-- Start --

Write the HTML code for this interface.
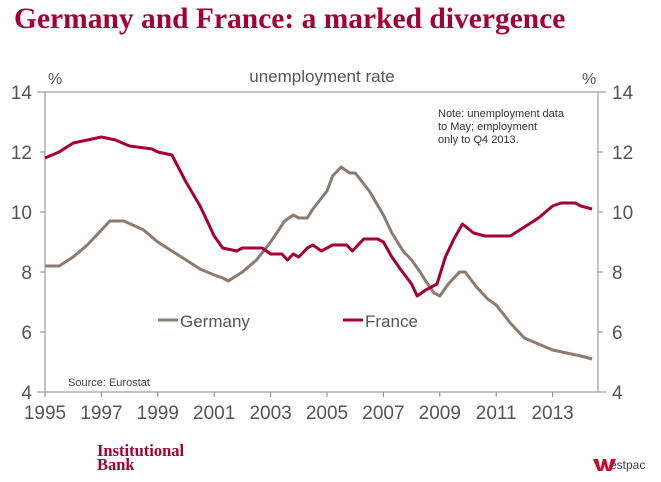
<!DOCTYPE html>
<html><head><meta charset="utf-8"><style>
body{margin:0;background:#fff;width:661px;height:477px;overflow:hidden;font-family:"Liberation Sans",sans-serif}
</style></head><body>
<svg width="661" height="477" xmlns="http://www.w3.org/2000/svg">
<text x="14" y="28" font-family="Liberation Serif" font-weight="bold" font-size="29.5" fill="#a50034">Germany and France: a marked divergence</text>
<text x="322" y="82" text-anchor="middle" font-size="17" fill="#555">unemployment rate</text>
<text x="48" y="84" font-size="16" fill="#555">%</text>
<text x="582" y="84" font-size="16" fill="#555">%</text>
<g id="axes"></g>
<g id="series"></g>
<text x="438" y="117" font-size="11" fill="#333"><tspan x="438">Note: unemployment data</tspan><tspan x="438" dy="13">to May; employment</tspan><tspan x="438" dy="13">only to Q4 2013.</tspan></text>
<text x="68" y="386" font-size="11" fill="#444">Source: Eurostat</text>
<g><line x1="158" y1="320" x2="178" y2="320" stroke="#8c7b6e" stroke-width="3"/><text x="180" y="327" font-size="17" fill="#555">Germany</text></g>
<g><line x1="343" y1="320" x2="363" y2="320" stroke="#a50034" stroke-width="3"/><text x="365" y="327" font-size="17" fill="#555">France</text></g>
<text x="97" y="456" font-family="Liberation Serif" font-weight="bold" font-size="16.5" fill="#a50034"><tspan x="97">Institutional</tspan><tspan x="97" dy="14">Bank</tspan></text>
<g><text x="610" y="469" font-size="12" fill="#444">estpac</text><path d="M593 459 l5 0 2.5 10 2.5 -10 3 0 2.5 10 2.5 -10 5 0 -5 12 -4.5 0 -2 -6 -2 6 -4.5 0z" fill="#d5002b"/></g>
</svg>
<script>
const yearsG=[1995,1995.5,1996,1996.5,1997,1997.3,1997.8,1998.5,1999,1999.5,2000,2000.5,2001,2001.3,2001.5,2002,2002.5,2003,2003.5,2003.8,2004,2004.3,2004.5,2005,2005.2,2005.5,2005.8,2006,2006.5,2007,2007.3,2007.7,2008,2008.3,2008.5,2008.8,2009,2009.3,2009.7,2009.9,2010.3,2010.7,2011,2011.5,2012,2012.5,2013,2013.5,2014,2014.4];
const germany=[8.2,8.2,8.5,8.9,9.4,9.7,9.7,9.4,9.0,8.7,8.4,8.1,7.9,7.8,7.7,8.0,8.4,9.0,9.7,9.9,9.8,9.8,10.1,10.7,11.2,11.5,11.3,11.3,10.7,9.9,9.3,8.7,8.4,8.0,7.7,7.3,7.2,7.6,8.0,8.0,7.5,7.1,6.9,6.3,5.8,5.6,5.4,5.3,5.2,5.1];
const yearsF=[1995,1995.5,1996,1996.5,1997,1997.5,1998,1998.8,1999,1999.5,2000,2000.5,2001,2001.3,2001.8,2002,2002.7,2003,2003.4,2003.6,2003.8,2004,2004.3,2004.5,2004.8,2005.2,2005.7,2005.9,2006.3,2006.8,2007,2007.3,2007.6,2008,2008.2,2008.5,2008.9,2009.2,2009.5,2009.8,2010.2,2010.6,2011,2011.5,2012,2012.5,2013,2013.3,2013.8,2014,2014.4];
const france=[11.8,12.0,12.3,12.4,12.5,12.4,12.2,12.1,12.0,11.9,11.0,10.2,9.2,8.8,8.7,8.8,8.8,8.6,8.6,8.4,8.6,8.5,8.8,8.9,8.7,8.9,8.9,8.7,9.1,9.1,9.0,8.5,8.1,7.6,7.2,7.4,7.6,8.5,9.1,9.6,9.3,9.2,9.2,9.2,9.5,9.8,10.2,10.3,10.3,10.2,10.1];
const yTicks=[4,6,8,10,12,14];
const xTicks=[1995,1997,1999,2001,2003,2005,2007,2009,2011,2013];
const NS="http://www.w3.org/2000/svg";
const X0=45,XR=598,Y0=392;
function sx(y){return X0+(y-1995)*28.2;}
function sy(v){return Y0-(v-4)*30;}
function mk(t,a,p){const e=document.createElementNS(NS,t);for(const k in a)e.setAttribute(k,a[k]);p.appendChild(e);return e;}
const ax=document.getElementById('axes');
let l=mk('line',{x1:X0,y1:sy(14),x2:X0,y2:Y0,stroke:'#888'},ax);
l=mk('line',{x1:XR,y1:sy(14),x2:XR,y2:Y0,stroke:'#888'},ax);
l=mk('line',{x1:X0-8,y1:sy(14),x2:XR+8,y2:sy(14),stroke:'#888'},ax);
l=mk('line',{x1:X0-8,y1:Y0,x2:XR+8,y2:Y0,stroke:'#888'},ax);
yTicks.forEach(v=>{
 const t1=mk('line',{x1:X0-5,y1:sy(v),x2:X0,y2:sy(v),stroke:'#888'},ax);
 const t2=mk('line',{x1:XR,y1:sy(v),x2:XR+5,y2:sy(v),stroke:'#888'},ax);
 const a=mk('text',{x:X0-13,y:sy(v)+7,'text-anchor':'end','font-size':19,fill:'#555'},ax);a.textContent=v;
 
 
 const b=mk('text',{x:XR+14,y:sy(v)+7,'font-size':19,fill:'#555'},ax);b.textContent=v;
 
 
});
xTicks.forEach(v=>{
 mk('line',{x1:sx(v),y1:Y0,x2:sx(v),y2:Y0+5,stroke:'#888'},ax);
 const a=mk('text',{x:sx(v),y:Y0+27,'text-anchor':'middle','font-size':19,fill:'#555'},ax);a.textContent=v;
 
 
});
const sr=document.getElementById('series');
function line(xs,vs,c,n){
 const p=mk('polyline',{points:xs.map((x,i)=>sx(x).toFixed(1)+','+sy(vs[i]).toFixed(1)).join(' '),fill:'none',stroke:c,'stroke-width':3,'stroke-linejoin':'round'},sr);
 
 
}
line(yearsG,germany,'#8c7b6e','germany-line');
line(yearsF,france,'#a50034','france-line');
</script>
</body></html>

-- End --

#### Work to be completed:
Return the listing above in full and without alteration, excluding its pictures.

#### Completed exercise:
Write the HTML code for this interface.
<!DOCTYPE html>
<html><head><meta charset="utf-8"><style>
body{margin:0;background:#fff;width:661px;height:477px;overflow:hidden;font-family:"Liberation Sans",sans-serif}
</style></head><body>
<svg width="661" height="477" xmlns="http://www.w3.org/2000/svg">
<text x="14" y="28" font-family="Liberation Serif" font-weight="bold" font-size="29.5" fill="#a50034">Germany and France: a marked divergence</text>
<text x="322" y="82" text-anchor="middle" font-size="17" fill="#555">unemployment rate</text>
<text x="48" y="84" font-size="16" fill="#555">%</text>
<text x="582" y="84" font-size="16" fill="#555">%</text>
<g id="axes"></g>
<g id="series"></g>
<text x="438" y="117" font-size="11" fill="#333"><tspan x="438">Note: unemployment data</tspan><tspan x="438" dy="13">to May; employment</tspan><tspan x="438" dy="13">only to Q4 2013.</tspan></text>
<text x="68" y="386" font-size="11" fill="#444">Source: Eurostat</text>
<g><line x1="158" y1="320" x2="178" y2="320" stroke="#8c7b6e" stroke-width="3"/><text x="180" y="327" font-size="17" fill="#555">Germany</text></g>
<g><line x1="343" y1="320" x2="363" y2="320" stroke="#a50034" stroke-width="3"/><text x="365" y="327" font-size="17" fill="#555">France</text></g>
<text x="97" y="456" font-family="Liberation Serif" font-weight="bold" font-size="16.5" fill="#a50034"><tspan x="97">Institutional</tspan><tspan x="97" dy="14">Bank</tspan></text>
<g><text x="610" y="469" font-size="12" fill="#444">estpac</text><path d="M593 459 l5 0 2.5 10 2.5 -10 3 0 2.5 10 2.5 -10 5 0 -5 12 -4.5 0 -2 -6 -2 6 -4.5 0z" fill="#d5002b"/></g>
</svg>
<script>
const yearsG=[1995,1995.5,1996,1996.5,1997,1997.3,1997.8,1998.5,1999,1999.5,2000,2000.5,2001,2001.3,2001.5,2002,2002.5,2003,2003.5,2003.8,2004,2004.3,2004.5,2005,2005.2,2005.5,2005.8,2006,2006.5,2007,2007.3,2007.7,2008,2008.3,2008.5,2008.8,2009,2009.3,2009.7,2009.9,2010.3,2010.7,2011,2011.5,2012,2012.5,2013,2013.5,2014,2014.4];
const germany=[8.2,8.2,8.5,8.9,9.4,9.7,9.7,9.4,9.0,8.7,8.4,8.1,7.9,7.8,7.7,8.0,8.4,9.0,9.7,9.9,9.8,9.8,10.1,10.7,11.2,11.5,11.3,11.3,10.7,9.9,9.3,8.7,8.4,8.0,7.7,7.3,7.2,7.6,8.0,8.0,7.5,7.1,6.9,6.3,5.8,5.6,5.4,5.3,5.2,5.1];
const yearsF=[1995,1995.5,1996,1996.5,1997,1997.5,1998,1998.8,1999,1999.5,2000,2000.5,2001,2001.3,2001.8,2002,2002.7,2003,2003.4,2003.6,2003.8,2004,2004.3,2004.5,2004.8,2005.2,2005.7,2005.9,2006.3,2006.8,2007,2007.3,2007.6,2008,2008.2,2008.5,2008.9,2009.2,2009.5,2009.8,2010.2,2010.6,2011,2011.5,2012,2012.5,2013,2013.3,2013.8,2014,2014.4];
const france=[11.8,12.0,12.3,12.4,12.5,12.4,12.2,12.1,12.0,11.9,11.0,10.2,9.2,8.8,8.7,8.8,8.8,8.6,8.6,8.4,8.6,8.5,8.8,8.9,8.7,8.9,8.9,8.7,9.1,9.1,9.0,8.5,8.1,7.6,7.2,7.4,7.6,8.5,9.1,9.6,9.3,9.2,9.2,9.2,9.5,9.8,10.2,10.3,10.3,10.2,10.1];
const yTicks=[4,6,8,10,12,14];
const xTicks=[1995,1997,1999,2001,2003,2005,2007,2009,2011,2013];
const NS="http://www.w3.org/2000/svg";
const X0=45,XR=598,Y0=392;
function sx(y){return X0+(y-1995)*28.2;}
function sy(v){return Y0-(v-4)*30;}
function mk(t,a,p){const e=document.createElementNS(NS,t);for(const k in a)e.setAttribute(k,a[k]);p.appendChild(e);return e;}
const ax=document.getElementById('axes');
let l=mk('line',{x1:X0,y1:sy(14),x2:X0,y2:Y0,stroke:'#888'},ax);
l=mk('line',{x1:XR,y1:sy(14),x2:XR,y2:Y0,stroke:'#888'},ax);
l=mk('line',{x1:X0-8,y1:sy(14),x2:XR+8,y2:sy(14),stroke:'#888'},ax);
l=mk('line',{x1:X0-8,y1:Y0,x2:XR+8,y2:Y0,stroke:'#888'},ax);
yTicks.forEach(v=>{
 const t1=mk('line',{x1:X0-5,y1:sy(v),x2:X0,y2:sy(v),stroke:'#888'},ax);
 const t2=mk('line',{x1:XR,y1:sy(v),x2:XR+5,y2:sy(v),stroke:'#888'},ax);
 const a=mk('text',{x:X0-13,y:sy(v)+7,'text-anchor':'end','font-size':19,fill:'#555'},ax);a.textContent=v;
 
 
 const b=mk('text',{x:XR+14,y:sy(v)+7,'font-size':19,fill:'#555'},ax);b.textContent=v;
 
 
});
xTicks.forEach(v=>{
 mk('line',{x1:sx(v),y1:Y0,x2:sx(v),y2:Y0+5,stroke:'#888'},ax);
 const a=mk('text',{x:sx(v),y:Y0+27,'text-anchor':'middle','font-size':19,fill:'#555'},ax);a.textContent=v;
 
 
});
const sr=document.getElementById('series');
function line(xs,vs,c,n){
 const p=mk('polyline',{points:xs.map((x,i)=>sx(x).toFixed(1)+','+sy(vs[i]).toFixed(1)).join(' '),fill:'none',stroke:c,'stroke-width':3,'stroke-linejoin':'round'},sr);
 
 
}
line(yearsG,germany,'#8c7b6e','germany-line');
line(yearsF,france,'#a50034','france-line');
</script>
</body></html>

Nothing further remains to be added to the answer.